● **Exercise directions**
Return, word for word, every line that follows.

● **Data lines**
>>

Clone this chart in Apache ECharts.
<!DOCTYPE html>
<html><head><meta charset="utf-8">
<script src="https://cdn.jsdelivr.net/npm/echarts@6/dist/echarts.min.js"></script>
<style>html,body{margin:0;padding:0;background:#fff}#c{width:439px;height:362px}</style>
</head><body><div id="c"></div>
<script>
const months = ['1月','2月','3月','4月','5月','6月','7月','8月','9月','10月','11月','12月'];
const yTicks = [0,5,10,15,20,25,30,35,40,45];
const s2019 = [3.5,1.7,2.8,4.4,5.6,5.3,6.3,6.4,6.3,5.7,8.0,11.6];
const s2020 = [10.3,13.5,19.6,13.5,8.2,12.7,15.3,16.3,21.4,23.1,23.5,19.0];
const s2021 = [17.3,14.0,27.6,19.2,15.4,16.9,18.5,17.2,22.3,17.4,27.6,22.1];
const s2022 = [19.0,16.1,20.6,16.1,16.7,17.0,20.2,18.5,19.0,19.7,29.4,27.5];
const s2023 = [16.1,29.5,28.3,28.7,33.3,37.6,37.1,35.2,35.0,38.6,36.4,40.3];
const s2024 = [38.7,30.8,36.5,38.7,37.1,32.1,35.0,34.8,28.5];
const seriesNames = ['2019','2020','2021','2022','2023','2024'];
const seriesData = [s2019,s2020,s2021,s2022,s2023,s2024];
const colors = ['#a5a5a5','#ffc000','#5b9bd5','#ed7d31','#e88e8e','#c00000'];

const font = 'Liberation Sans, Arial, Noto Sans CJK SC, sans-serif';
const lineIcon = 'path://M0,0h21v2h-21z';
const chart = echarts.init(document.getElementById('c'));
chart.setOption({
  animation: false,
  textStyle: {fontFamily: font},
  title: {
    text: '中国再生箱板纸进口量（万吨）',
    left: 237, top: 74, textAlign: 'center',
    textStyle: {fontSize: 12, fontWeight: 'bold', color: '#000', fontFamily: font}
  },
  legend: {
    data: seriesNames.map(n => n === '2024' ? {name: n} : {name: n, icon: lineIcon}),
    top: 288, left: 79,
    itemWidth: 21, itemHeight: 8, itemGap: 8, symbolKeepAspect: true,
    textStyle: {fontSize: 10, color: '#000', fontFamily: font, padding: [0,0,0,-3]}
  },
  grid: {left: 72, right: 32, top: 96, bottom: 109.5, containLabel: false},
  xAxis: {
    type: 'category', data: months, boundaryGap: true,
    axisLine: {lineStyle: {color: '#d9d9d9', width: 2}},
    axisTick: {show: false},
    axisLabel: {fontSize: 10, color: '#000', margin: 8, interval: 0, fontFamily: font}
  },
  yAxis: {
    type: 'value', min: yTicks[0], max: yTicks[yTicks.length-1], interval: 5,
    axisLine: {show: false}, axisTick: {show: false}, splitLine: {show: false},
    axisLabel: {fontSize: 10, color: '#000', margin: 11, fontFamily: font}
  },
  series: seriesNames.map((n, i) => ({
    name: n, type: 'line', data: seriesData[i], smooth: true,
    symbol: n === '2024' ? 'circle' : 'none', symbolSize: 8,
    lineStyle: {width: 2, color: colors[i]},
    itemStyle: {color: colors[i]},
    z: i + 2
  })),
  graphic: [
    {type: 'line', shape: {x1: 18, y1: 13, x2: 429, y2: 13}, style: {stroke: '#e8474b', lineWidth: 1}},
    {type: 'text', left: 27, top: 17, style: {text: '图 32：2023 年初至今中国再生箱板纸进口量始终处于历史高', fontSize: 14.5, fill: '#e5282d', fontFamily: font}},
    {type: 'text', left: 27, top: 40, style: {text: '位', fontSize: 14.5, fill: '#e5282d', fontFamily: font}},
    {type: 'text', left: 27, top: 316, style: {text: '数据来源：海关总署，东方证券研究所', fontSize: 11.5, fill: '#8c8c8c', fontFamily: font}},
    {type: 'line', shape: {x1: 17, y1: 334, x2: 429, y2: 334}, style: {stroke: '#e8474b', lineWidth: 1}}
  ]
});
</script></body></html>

<<

● **Task output**
Clone this chart in Apache ECharts.
<!DOCTYPE html>
<html><head><meta charset="utf-8">
<script src="https://cdn.jsdelivr.net/npm/echarts@6/dist/echarts.min.js"></script>
<style>html,body{margin:0;padding:0;background:#fff}#c{width:439px;height:362px}</style>
</head><body><div id="c"></div>
<script>
const months = ['1月','2月','3月','4月','5月','6月','7月','8月','9月','10月','11月','12月'];
const yTicks = [0,5,10,15,20,25,30,35,40,45];
const s2019 = [3.5,1.7,2.8,4.4,5.6,5.3,6.3,6.4,6.3,5.7,8.0,11.6];
const s2020 = [10.3,13.5,19.6,13.5,8.2,12.7,15.3,16.3,21.4,23.1,23.5,19.0];
const s2021 = [17.3,14.0,27.6,19.2,15.4,16.9,18.5,17.2,22.3,17.4,27.6,22.1];
const s2022 = [19.0,16.1,20.6,16.1,16.7,17.0,20.2,18.5,19.0,19.7,29.4,27.5];
const s2023 = [16.1,29.5,28.3,28.7,33.3,37.6,37.1,35.2,35.0,38.6,36.4,40.3];
const s2024 = [38.7,30.8,36.5,38.7,37.1,32.1,35.0,34.8,28.5];
const seriesNames = ['2019','2020','2021','2022','2023','2024'];
const seriesData = [s2019,s2020,s2021,s2022,s2023,s2024];
const colors = ['#a5a5a5','#ffc000','#5b9bd5','#ed7d31','#e88e8e','#c00000'];

const font = 'Liberation Sans, Arial, Noto Sans CJK SC, sans-serif';
const lineIcon = 'path://M0,0h21v2h-21z';
const chart = echarts.init(document.getElementById('c'));
chart.setOption({
  animation: false,
  textStyle: {fontFamily: font},
  title: {
    text: '中国再生箱板纸进口量（万吨）',
    left: 237, top: 74, textAlign: 'center',
    textStyle: {fontSize: 12, fontWeight: 'bold', color: '#000', fontFamily: font}
  },
  legend: {
    data: seriesNames.map(n => n === '2024' ? {name: n} : {name: n, icon: lineIcon}),
    top: 288, left: 79,
    itemWidth: 21, itemHeight: 8, itemGap: 8, symbolKeepAspect: true,
    textStyle: {fontSize: 10, color: '#000', fontFamily: font, padding: [0,0,0,-3]}
  },
  grid: {left: 72, right: 32, top: 96, bottom: 109.5, containLabel: false},
  xAxis: {
    type: 'category', data: months, boundaryGap: true,
    axisLine: {lineStyle: {color: '#d9d9d9', width: 2}},
    axisTick: {show: false},
    axisLabel: {fontSize: 10, color: '#000', margin: 8, interval: 0, fontFamily: font}
  },
  yAxis: {
    type: 'value', min: yTicks[0], max: yTicks[yTicks.length-1], interval: 5,
    axisLine: {show: false}, axisTick: {show: false}, splitLine: {show: false},
    axisLabel: {fontSize: 10, color: '#000', margin: 11, fontFamily: font}
  },
  series: seriesNames.map((n, i) => ({
    name: n, type: 'line', data: seriesData[i], smooth: true,
    symbol: n === '2024' ? 'circle' : 'none', symbolSize: 8,
    lineStyle: {width: 2, color: colors[i]},
    itemStyle: {color: colors[i]},
    z: i + 2
  })),
  graphic: [
    {type: 'line', shape: {x1: 18, y1: 13, x2: 429, y2: 13}, style: {stroke: '#e8474b', lineWidth: 1}},
    {type: 'text', left: 27, top: 17, style: {text: '图 32：2023 年初至今中国再生箱板纸进口量始终处于历史高', fontSize: 14.5, fill: '#e5282d', fontFamily: font}},
    {type: 'text', left: 27, top: 40, style: {text: '位', fontSize: 14.5, fill: '#e5282d', fontFamily: font}},
    {type: 'text', left: 27, top: 316, style: {text: '数据来源：海关总署，东方证券研究所', fontSize: 11.5, fill: '#8c8c8c', fontFamily: font}},
    {type: 'line', shape: {x1: 17, y1: 334, x2: 429, y2: 334}, style: {stroke: '#e8474b', lineWidth: 1}}
  ]
});
</script></body></html>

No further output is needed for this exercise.